Starting with the first line of the data below, copy each line up to and including the one containing "const yTitle = 'waterdiepte in cm';". Pictures stay out.

▸ **Collected data**:
• • •
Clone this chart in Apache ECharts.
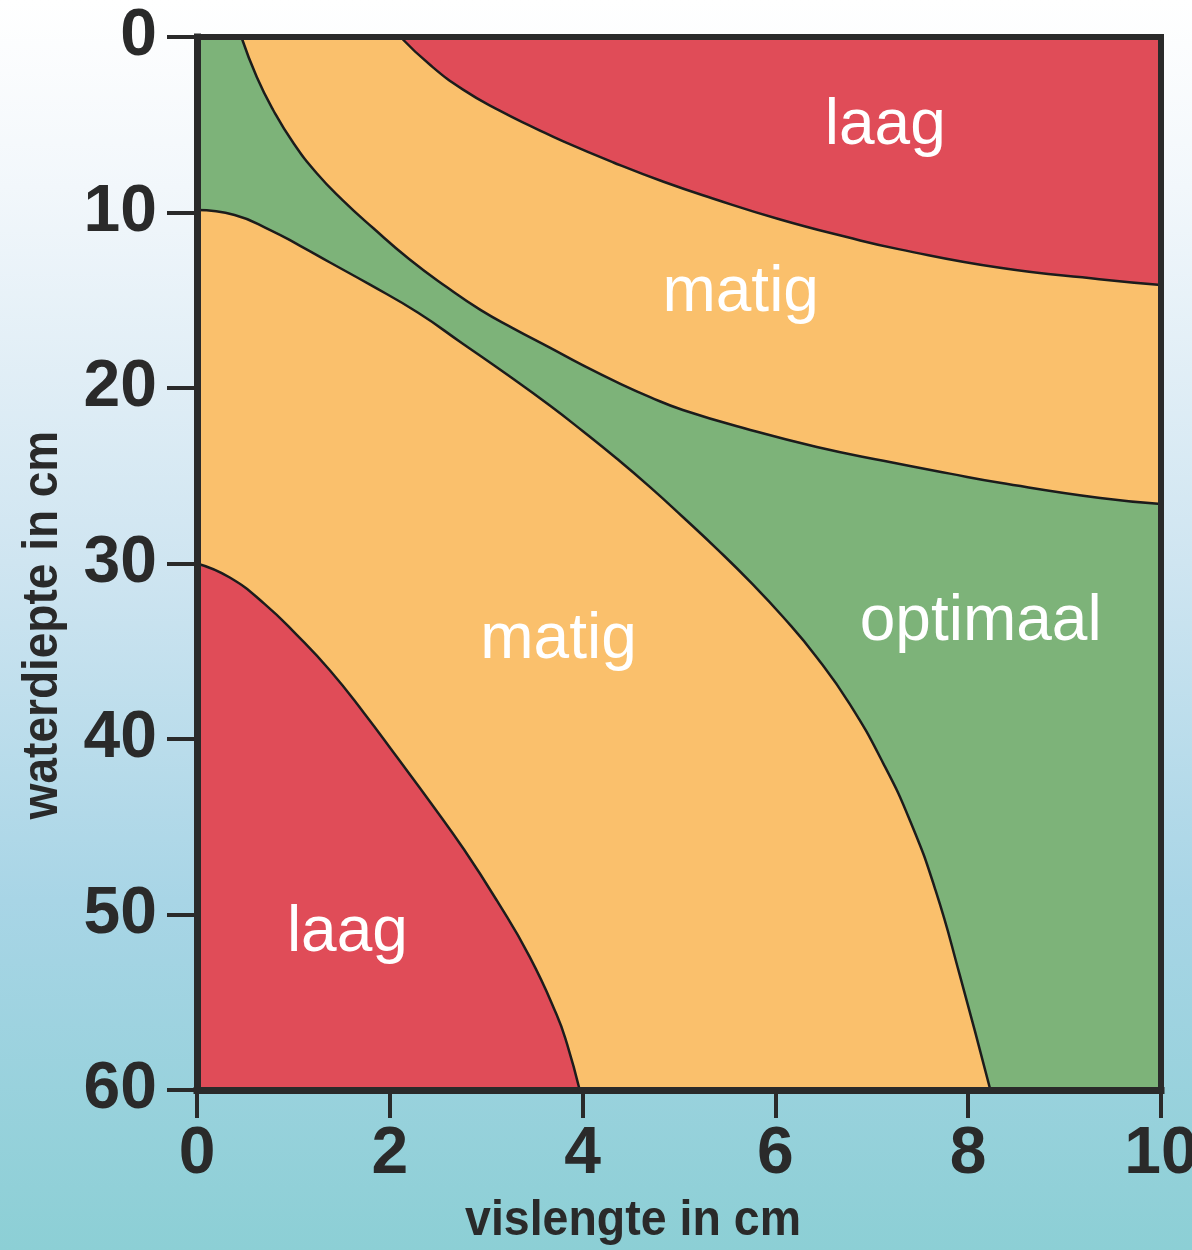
<!DOCTYPE html>
<html>
<head>
<meta charset="utf-8">
<script src="https://cdn.jsdelivr.net/npm/echarts@6/dist/echarts.min.js"></script>
<style>
html, body { margin: 0; padding: 0; background: #ffffff; }
#chart { width: 1192px; height: 1250px; }
</style>
</head>
<body>
<div id="chart"></div>
<script>
// ---------- data ----------
const xTicks = [0, 2, 4, 6, 8, 10];
const yTicks = [0, 10, 20, 30, 40, 50, 60];
const xTitle = 'vislengte in cm';
const yTitle = 'waterdiepte in cm';

// boundary: upper "laag" (red) / upper "matig"
const boundaryLaagMatigTop = [
  [2.11, 0], [2.42, 1.6], [2.76, 3.0], [3.14, 4.2], [3.51, 5.2], [3.80, 5.95],
  [4.32, 7.15], [4.84, 8.25], [5.35, 9.2], [6.05, 10.4], [6.74, 11.4],
  [7.29, 12.1], [8.33, 13.15], [9.36, 13.8], [10, 14.13]
];
// boundary: upper "matig" / "optimaal"
const boundaryMatigOptimaalTop = [
  [0.46, 0], [0.62, 2.28], [0.79, 4.16], [1.00, 6.04], [1.24, 7.75], [1.51, 9.29],
  [1.83, 10.9], [2.20, 12.65], [2.59, 14.25], [2.94, 15.55], [3.28, 16.6],
  [3.66, 17.7], [4.00, 18.7], [4.36, 19.68], [4.70, 20.52], [5.04, 21.25],
  [5.74, 22.39], [6.43, 23.36], [7.12, 24.15], [7.81, 24.88], [8.33, 25.4],
  [9.37, 26.27], [10, 26.61]
];
// boundary: "optimaal" / lower "matig"
const boundaryOptimaalMatigBottom = [
  [0, 9.86], [0.39, 10.14], [0.76, 11.0], [1.07, 11.9], [1.38, 12.85], [1.79, 14.1],
  [2.29, 15.7], [2.75, 17.45], [3.22, 19.25], [3.66, 21.0], [4.00, 22.45],
  [4.36, 24.05], [4.70, 25.65], [5.04, 27.35], [5.39, 29.15], [5.74, 31.05],
  [6.08, 33.05], [6.43, 35.35], [6.77, 38.0], [7.12, 41.4], [7.40, 44.7],
  [7.66, 48.6], [7.91, 53.4], [8.23, 60]
];
// boundary: lower "matig" / lower "laag"
const boundaryMatigLaagBottom = [
  [0, 30], [0.34, 30.8], [0.70, 32.3], [1.04, 34.1], [1.38, 36.1], [1.73, 38.5],
  [2.07, 41.0], [2.42, 43.6], [2.77, 46.3], [3.11, 49.2], [3.45, 52.4],
  [3.73, 55.7], [3.84, 57.4], [3.97, 60]
];

const regionNames = ['laag', 'matig', 'optimaal', 'matig', 'laag'];
const regionX = [7.14, 5.64, 8.13, 3.75, 1.56];
const regionY = [5.1, 14.6, 33.35, 34.4, 51.1];

// ---------- styles ----------
const RED = '#E04C58';
const ORANGE = '#FAC06C';
const GREEN = '#7DB379';
const DARK = '#2a2a2a';
const LINE = '#1c1c1c';
const BOLDFONT = '"Liberation Sans", Arial, Helvetica, sans-serif';
const REGULAR = '"Liberation Sans", Arial, Helvetica, sans-serif';

const chart = echarts.init(document.getElementById('chart'), null, { renderer: 'canvas' });

function boundarySeries(data, color, origin) {
  return {
    type: 'line',
    data: data,
    smooth: 0.5,
    symbol: 'none',
    silent: true,
    lineStyle: { color: LINE, width: 2.5 },
    areaStyle: { color: color, opacity: 1, origin: origin },
    z: 2
  };
}

const option = {
  animation: false,
  backgroundColor: {
    type: 'linear', x: 0, y: 0, x2: 0, y2: 1,
    colorStops: [
      { offset: 0, color: '#ffffff' },
      { offset: 0.15, color: '#f2f7fb' },
      { offset: 0.45, color: '#cfe5f1' },
      { offset: 0.72, color: '#a8d5e6' },
      { offset: 1, color: '#8ccfd5' }
    ]
  },
  grid: {
    left: 197, right: 31, top: 37, bottom: 160,
    show: true, backgroundColor: GREEN, borderWidth: 0,
    containLabel: false, outerBoundsMode: 'none'
  },
  xAxis: [
    {
      type: 'value', position: 'bottom',
      min: xTicks[0], max: xTicks[xTicks.length - 1], interval: xTicks[1] - xTicks[0],
      z: 10,
      axisLine: { show: true, onZero: false, lineStyle: { color: DARK, width: 7, cap: 'square' } },
      axisTick: { show: true, length: 28, lineStyle: { color: DARK, width: 4 } },
      axisLabel: { margin: 32, fontSize: 66, fontWeight: 'bold', fontFamily: BOLDFONT, color: DARK },
      splitLine: { show: false }
    },
    {
      type: 'value', position: 'top',
      min: xTicks[0], max: xTicks[xTicks.length - 1],
      z: 10,
      axisLine: { show: true, onZero: false, lineStyle: { color: DARK, width: 6, cap: 'square' } },
      axisTick: { show: false }, axisLabel: { show: false }, splitLine: { show: false }
    }
  ],
  yAxis: [
    {
      type: 'value', position: 'left', inverse: true,
      min: yTicks[0], max: yTicks[yTicks.length - 1], interval: yTicks[1] - yTicks[0],
      z: 10,
      axisLine: { show: true, onZero: false, lineStyle: { color: DARK, width: 7, cap: 'square' } },
      axisTick: { show: true, length: 30, lineStyle: { color: DARK, width: 4 } },
      axisLabel: { margin: 40, fontSize: 66, fontWeight: 'bold', fontFamily: BOLDFONT, color: DARK },
      splitLine: { show: false }
    },
    {
      type: 'value', position: 'right', inverse: true,
      min: yTicks[0], max: yTicks[yTicks.length - 1],
      z: 10,
      axisLine: { show: true, onZero: false, lineStyle: { color: DARK, width: 6, cap: 'square' } },
      axisTick: { show: false }, axisLabel: { show: false }, splitLine: { show: false }
    }
  ],
  graphic: [
    {
      type: 'text', x: 43, y: 625, rotation: Math.PI / 2, scaleX: 0.92, silent: true,
      style: { text: yTitle, fontSize: 50, fontWeight: 'bold', fontFamily: BOLDFONT, fill: DARK, align: 'center', verticalAlign: 'middle' }
    },
    {
      type: 'text', x: 633, y: 1221, scaleX: 0.93, silent: true,
      style: { text: xTitle, fontSize: 50, fontWeight: 'bold', fontFamily: BOLDFONT, fill: DARK, align: 'center', verticalAlign: 'middle' }
    }
  ],
  series: [
    boundarySeries(boundaryMatigOptimaalTop, ORANGE, 'start'),
    boundarySeries(boundaryLaagMatigTop, RED, 'start'),
    boundarySeries(boundaryOptimaalMatigBottom, ORANGE, 'end'),
    boundarySeries(boundaryMatigLaagBottom, RED, 'end'),
    {
      type: 'scatter',
      silent: true,
      symbolSize: 2,
      itemStyle: { color: 'rgba(0,0,0,0)', opacity: 1 },
      z: 5,
      data: regionNames.map((n, i) => ({ name: n, value: [regionX[i], regionY[i]] })),
      label: {
        show: true, position: 'inside', formatter: '{b}',
        color: '#ffffff', opacity: 1, fontSize: 64, fontFamily: REGULAR
      },
      labelLayout: { hideOverlap: false }
    }
  ]
};
chart.setOption(option);
</script>
</body>
</html>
• • •
▸ **Solution for this task**:
Clone this chart in Apache ECharts.
<!DOCTYPE html>
<html>
<head>
<meta charset="utf-8">
<script src="https://cdn.jsdelivr.net/npm/echarts@6/dist/echarts.min.js"></script>
<style>
html, body { margin: 0; padding: 0; background: #ffffff; }
#chart { width: 1192px; height: 1250px; }
</style>
</head>
<body>
<div id="chart"></div>
<script>
// ---------- data ----------
const xTicks = [0, 2, 4, 6, 8, 10];
const yTicks = [0, 10, 20, 30, 40, 50, 60];
const xTitle = 'vislengte in cm';
const yTitle = 'waterdiepte in cm';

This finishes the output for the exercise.